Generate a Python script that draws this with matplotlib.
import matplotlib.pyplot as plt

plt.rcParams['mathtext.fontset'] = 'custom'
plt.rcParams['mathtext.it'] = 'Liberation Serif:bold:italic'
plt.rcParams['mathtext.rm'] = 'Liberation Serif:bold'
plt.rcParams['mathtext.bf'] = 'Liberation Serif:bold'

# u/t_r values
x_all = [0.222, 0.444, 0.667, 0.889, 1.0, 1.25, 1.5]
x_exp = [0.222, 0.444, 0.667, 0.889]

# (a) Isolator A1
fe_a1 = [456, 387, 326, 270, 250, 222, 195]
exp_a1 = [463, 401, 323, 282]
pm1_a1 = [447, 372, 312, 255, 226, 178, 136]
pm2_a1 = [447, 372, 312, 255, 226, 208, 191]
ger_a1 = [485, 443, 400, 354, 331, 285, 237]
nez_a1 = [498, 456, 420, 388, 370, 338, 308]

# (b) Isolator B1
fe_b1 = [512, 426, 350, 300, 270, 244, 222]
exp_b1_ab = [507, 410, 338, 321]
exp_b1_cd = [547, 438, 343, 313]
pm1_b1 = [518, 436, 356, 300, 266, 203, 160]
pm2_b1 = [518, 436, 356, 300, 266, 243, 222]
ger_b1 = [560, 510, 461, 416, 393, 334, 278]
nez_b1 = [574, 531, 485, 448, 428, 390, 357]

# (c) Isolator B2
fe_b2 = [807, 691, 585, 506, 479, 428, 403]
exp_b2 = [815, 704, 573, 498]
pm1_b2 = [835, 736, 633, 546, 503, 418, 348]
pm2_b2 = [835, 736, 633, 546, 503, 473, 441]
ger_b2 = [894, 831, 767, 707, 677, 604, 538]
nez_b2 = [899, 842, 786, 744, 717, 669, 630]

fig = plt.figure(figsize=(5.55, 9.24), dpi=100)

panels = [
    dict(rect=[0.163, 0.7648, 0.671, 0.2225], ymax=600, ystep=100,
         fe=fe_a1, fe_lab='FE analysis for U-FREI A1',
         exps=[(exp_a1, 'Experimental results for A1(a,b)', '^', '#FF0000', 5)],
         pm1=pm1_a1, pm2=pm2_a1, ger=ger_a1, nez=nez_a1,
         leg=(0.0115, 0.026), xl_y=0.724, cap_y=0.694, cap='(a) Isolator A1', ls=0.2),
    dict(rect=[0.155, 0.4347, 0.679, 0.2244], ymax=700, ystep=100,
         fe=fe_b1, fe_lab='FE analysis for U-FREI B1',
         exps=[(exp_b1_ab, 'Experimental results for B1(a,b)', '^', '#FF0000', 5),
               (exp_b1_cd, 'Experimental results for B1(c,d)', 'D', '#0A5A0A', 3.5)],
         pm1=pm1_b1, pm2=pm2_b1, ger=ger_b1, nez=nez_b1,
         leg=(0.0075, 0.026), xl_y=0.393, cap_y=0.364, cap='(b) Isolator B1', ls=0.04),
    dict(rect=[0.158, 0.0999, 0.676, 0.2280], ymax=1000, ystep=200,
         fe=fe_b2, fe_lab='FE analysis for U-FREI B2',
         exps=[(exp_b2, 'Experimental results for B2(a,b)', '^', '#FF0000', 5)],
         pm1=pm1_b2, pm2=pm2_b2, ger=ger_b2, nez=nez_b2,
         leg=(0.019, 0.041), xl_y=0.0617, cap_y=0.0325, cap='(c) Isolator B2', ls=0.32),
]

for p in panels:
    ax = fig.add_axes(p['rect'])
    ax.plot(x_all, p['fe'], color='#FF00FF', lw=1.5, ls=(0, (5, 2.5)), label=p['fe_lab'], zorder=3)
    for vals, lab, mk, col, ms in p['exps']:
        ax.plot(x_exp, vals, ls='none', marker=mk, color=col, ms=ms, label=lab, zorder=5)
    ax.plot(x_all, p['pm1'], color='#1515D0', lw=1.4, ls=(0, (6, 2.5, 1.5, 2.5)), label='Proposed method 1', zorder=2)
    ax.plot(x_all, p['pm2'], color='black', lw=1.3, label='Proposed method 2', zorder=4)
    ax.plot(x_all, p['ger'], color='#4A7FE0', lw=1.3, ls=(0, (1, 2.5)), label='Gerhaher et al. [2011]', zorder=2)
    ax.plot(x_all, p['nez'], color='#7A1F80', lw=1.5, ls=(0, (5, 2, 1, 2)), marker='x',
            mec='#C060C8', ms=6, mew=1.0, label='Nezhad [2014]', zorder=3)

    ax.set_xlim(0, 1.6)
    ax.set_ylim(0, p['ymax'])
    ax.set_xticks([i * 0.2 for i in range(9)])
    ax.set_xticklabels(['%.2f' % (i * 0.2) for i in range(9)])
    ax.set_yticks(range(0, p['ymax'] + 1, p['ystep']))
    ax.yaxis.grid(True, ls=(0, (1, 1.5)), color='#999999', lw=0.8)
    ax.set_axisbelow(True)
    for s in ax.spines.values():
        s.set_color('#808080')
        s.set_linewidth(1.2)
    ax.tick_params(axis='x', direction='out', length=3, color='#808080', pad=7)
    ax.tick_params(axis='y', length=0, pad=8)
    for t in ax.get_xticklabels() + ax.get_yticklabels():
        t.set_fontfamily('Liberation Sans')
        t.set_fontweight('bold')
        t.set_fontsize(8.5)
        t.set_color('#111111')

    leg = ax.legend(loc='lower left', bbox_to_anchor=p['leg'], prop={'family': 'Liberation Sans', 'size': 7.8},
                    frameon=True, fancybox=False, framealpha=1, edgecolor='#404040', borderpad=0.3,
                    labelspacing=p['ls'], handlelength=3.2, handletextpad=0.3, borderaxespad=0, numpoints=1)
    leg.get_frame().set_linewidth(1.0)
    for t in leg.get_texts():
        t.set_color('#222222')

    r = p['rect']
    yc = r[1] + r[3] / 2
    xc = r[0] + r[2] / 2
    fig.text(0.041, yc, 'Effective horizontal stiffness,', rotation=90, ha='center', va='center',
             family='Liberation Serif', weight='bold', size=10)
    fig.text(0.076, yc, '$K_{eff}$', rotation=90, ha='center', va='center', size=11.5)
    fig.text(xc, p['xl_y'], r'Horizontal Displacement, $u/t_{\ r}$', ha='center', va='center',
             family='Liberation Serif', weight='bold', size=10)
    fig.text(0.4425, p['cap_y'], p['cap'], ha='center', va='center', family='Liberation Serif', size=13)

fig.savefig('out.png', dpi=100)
——
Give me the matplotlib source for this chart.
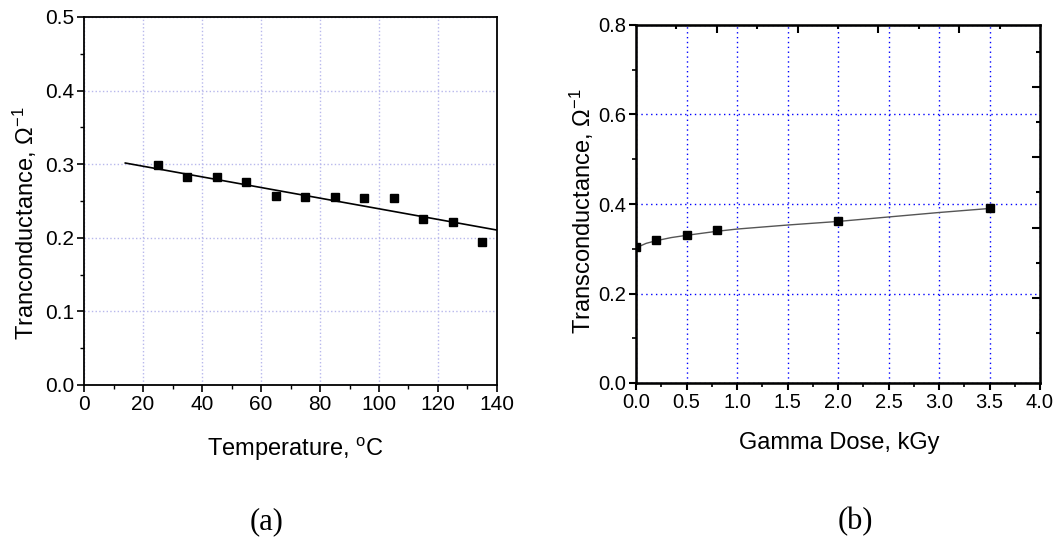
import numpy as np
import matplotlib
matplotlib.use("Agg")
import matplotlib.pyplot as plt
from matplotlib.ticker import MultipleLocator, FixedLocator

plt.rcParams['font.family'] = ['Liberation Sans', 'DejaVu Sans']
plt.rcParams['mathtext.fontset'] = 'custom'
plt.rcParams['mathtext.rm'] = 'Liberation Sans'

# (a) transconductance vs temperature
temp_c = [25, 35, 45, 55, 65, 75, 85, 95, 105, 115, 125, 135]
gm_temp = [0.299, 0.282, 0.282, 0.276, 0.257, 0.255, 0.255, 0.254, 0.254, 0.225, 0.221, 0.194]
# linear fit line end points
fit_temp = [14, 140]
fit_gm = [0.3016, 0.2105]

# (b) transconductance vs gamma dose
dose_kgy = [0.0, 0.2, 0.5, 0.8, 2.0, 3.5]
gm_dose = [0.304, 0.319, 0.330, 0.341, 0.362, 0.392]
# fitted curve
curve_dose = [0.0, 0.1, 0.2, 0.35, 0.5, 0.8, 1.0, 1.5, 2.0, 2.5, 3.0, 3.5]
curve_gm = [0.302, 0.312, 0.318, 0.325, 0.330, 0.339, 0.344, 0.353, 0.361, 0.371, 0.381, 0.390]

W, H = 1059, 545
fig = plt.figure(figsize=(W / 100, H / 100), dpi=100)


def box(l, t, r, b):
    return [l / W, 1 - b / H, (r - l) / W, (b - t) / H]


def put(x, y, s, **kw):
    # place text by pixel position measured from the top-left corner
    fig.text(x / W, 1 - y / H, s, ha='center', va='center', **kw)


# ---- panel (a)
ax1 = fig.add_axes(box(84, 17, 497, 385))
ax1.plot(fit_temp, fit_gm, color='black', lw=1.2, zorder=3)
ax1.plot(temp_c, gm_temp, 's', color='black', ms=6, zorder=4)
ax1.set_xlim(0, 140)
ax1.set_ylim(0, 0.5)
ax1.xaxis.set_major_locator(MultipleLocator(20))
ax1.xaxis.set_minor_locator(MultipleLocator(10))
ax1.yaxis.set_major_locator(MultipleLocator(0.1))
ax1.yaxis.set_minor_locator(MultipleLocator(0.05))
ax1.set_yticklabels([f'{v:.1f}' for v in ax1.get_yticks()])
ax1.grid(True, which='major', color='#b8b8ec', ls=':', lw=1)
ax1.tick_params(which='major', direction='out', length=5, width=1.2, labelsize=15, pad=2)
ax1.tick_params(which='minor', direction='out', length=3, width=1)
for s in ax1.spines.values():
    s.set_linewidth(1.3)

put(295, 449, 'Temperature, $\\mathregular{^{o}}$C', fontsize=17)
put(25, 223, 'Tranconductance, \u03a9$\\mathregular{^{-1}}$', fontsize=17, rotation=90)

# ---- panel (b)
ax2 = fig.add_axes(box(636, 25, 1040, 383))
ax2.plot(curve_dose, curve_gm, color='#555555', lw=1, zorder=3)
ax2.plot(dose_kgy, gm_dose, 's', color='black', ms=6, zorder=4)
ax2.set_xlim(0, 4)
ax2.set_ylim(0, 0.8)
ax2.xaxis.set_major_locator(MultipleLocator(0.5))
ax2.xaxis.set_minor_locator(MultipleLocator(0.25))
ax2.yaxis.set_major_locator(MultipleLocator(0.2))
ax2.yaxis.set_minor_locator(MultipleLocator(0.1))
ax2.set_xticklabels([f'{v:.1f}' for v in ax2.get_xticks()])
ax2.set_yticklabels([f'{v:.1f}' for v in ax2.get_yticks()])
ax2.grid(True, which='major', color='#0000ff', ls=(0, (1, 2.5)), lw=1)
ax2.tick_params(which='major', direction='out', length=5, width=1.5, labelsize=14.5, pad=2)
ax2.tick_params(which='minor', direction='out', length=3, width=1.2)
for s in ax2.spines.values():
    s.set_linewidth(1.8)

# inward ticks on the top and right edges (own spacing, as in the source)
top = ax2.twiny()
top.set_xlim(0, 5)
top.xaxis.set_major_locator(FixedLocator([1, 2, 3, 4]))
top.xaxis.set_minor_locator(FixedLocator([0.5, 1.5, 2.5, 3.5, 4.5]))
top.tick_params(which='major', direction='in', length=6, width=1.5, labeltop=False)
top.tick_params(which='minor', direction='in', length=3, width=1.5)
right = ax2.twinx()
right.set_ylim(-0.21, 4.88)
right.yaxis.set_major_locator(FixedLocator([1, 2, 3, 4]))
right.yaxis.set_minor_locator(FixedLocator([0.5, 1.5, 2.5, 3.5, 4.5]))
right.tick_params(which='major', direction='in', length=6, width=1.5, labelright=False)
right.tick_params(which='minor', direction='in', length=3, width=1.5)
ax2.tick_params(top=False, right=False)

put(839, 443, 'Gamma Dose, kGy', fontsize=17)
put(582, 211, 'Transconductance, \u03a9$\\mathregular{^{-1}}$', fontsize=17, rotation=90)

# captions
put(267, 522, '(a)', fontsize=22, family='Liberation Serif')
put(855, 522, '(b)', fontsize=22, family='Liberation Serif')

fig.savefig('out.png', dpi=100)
——
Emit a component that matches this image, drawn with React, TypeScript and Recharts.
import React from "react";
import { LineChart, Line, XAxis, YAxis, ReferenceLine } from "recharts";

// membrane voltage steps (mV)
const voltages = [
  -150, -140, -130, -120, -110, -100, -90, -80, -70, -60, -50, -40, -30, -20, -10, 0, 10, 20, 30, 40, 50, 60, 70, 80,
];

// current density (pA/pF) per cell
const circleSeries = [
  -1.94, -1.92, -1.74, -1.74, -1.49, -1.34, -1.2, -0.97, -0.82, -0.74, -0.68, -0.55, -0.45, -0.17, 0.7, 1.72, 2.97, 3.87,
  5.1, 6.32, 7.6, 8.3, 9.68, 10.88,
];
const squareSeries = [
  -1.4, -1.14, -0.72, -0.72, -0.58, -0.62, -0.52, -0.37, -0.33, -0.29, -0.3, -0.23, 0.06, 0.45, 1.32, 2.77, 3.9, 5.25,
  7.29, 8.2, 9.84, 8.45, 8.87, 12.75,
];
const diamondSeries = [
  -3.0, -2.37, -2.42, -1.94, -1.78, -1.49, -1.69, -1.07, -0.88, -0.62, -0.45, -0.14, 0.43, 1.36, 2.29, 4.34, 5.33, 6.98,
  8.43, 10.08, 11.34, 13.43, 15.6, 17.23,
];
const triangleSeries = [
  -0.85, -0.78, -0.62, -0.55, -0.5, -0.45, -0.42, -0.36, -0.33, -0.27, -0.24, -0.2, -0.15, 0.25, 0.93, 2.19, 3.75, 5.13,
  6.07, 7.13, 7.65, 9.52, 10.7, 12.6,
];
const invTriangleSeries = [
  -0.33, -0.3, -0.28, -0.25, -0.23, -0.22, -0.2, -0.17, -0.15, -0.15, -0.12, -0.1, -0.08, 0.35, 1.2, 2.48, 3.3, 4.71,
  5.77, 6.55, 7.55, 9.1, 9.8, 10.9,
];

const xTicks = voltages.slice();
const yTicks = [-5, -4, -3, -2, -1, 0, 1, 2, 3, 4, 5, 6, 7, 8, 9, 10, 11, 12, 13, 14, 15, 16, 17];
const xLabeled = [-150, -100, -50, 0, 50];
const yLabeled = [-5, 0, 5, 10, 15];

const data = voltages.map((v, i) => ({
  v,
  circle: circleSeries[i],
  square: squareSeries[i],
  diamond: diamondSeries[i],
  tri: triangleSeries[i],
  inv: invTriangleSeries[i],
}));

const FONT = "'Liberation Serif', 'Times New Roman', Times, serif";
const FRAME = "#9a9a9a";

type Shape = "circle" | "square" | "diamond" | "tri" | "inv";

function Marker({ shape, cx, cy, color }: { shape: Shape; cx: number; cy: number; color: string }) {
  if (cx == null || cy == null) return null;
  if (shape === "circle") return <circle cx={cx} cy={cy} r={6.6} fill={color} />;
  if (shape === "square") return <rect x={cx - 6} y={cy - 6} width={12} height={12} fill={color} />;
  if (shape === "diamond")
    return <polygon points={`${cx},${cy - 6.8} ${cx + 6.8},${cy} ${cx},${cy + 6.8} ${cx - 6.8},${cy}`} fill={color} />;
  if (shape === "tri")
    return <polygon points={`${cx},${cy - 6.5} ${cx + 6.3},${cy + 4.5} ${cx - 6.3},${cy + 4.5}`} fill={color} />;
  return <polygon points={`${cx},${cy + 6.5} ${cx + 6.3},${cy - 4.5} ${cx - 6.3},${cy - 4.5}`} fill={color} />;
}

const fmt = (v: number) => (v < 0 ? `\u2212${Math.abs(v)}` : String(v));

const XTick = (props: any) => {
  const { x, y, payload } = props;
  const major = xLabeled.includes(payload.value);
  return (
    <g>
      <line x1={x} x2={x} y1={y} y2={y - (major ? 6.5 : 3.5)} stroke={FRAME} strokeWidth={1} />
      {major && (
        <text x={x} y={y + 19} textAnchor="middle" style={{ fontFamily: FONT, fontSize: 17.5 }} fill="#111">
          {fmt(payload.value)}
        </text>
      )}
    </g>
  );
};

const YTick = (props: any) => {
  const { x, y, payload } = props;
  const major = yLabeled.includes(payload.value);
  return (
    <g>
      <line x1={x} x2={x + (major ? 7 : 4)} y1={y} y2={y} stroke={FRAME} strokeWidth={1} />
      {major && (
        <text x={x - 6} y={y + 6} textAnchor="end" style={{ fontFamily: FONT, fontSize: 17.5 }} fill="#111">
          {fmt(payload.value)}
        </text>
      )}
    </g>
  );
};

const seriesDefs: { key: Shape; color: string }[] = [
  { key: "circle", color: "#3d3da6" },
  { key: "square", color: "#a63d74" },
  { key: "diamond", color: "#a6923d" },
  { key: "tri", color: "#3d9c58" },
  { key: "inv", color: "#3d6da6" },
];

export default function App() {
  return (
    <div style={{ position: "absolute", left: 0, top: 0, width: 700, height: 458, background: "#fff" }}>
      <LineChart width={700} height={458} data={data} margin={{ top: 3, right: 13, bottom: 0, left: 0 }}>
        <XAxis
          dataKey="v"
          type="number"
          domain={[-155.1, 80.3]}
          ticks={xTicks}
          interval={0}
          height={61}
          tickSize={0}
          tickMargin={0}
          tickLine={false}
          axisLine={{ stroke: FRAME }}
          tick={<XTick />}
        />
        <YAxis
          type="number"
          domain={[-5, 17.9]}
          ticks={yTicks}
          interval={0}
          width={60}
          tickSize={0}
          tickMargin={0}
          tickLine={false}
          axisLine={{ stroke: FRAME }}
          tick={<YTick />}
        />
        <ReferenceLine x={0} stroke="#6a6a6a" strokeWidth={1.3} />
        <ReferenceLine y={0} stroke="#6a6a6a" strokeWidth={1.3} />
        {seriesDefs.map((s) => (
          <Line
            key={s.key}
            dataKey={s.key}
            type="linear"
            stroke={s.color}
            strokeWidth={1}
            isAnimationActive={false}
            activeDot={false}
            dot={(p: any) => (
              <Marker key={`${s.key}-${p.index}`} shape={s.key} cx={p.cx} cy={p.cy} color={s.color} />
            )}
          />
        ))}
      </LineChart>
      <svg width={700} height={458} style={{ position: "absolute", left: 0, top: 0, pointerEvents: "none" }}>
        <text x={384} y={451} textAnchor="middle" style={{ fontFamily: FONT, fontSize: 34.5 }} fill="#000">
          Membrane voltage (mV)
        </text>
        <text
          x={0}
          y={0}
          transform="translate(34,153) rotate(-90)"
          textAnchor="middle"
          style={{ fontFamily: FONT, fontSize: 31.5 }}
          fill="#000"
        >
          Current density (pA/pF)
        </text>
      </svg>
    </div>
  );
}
——
* _The task_
Please quote only the span of lines whose first line contains "Give me the matplotlib source for this chart." and whose last line contains "plt.rcParams['mathtext.rm'] = 'Liberation Sans'", leaving every picture out.

* _Correct result_
Give me the matplotlib source for this chart.
import numpy as np
import matplotlib
matplotlib.use("Agg")
import matplotlib.pyplot as plt
from matplotlib.ticker import MultipleLocator, FixedLocator

plt.rcParams['font.family'] = ['Liberation Sans', 'DejaVu Sans']
plt.rcParams['mathtext.fontset'] = 'custom'
plt.rcParams['mathtext.rm'] = 'Liberation Sans'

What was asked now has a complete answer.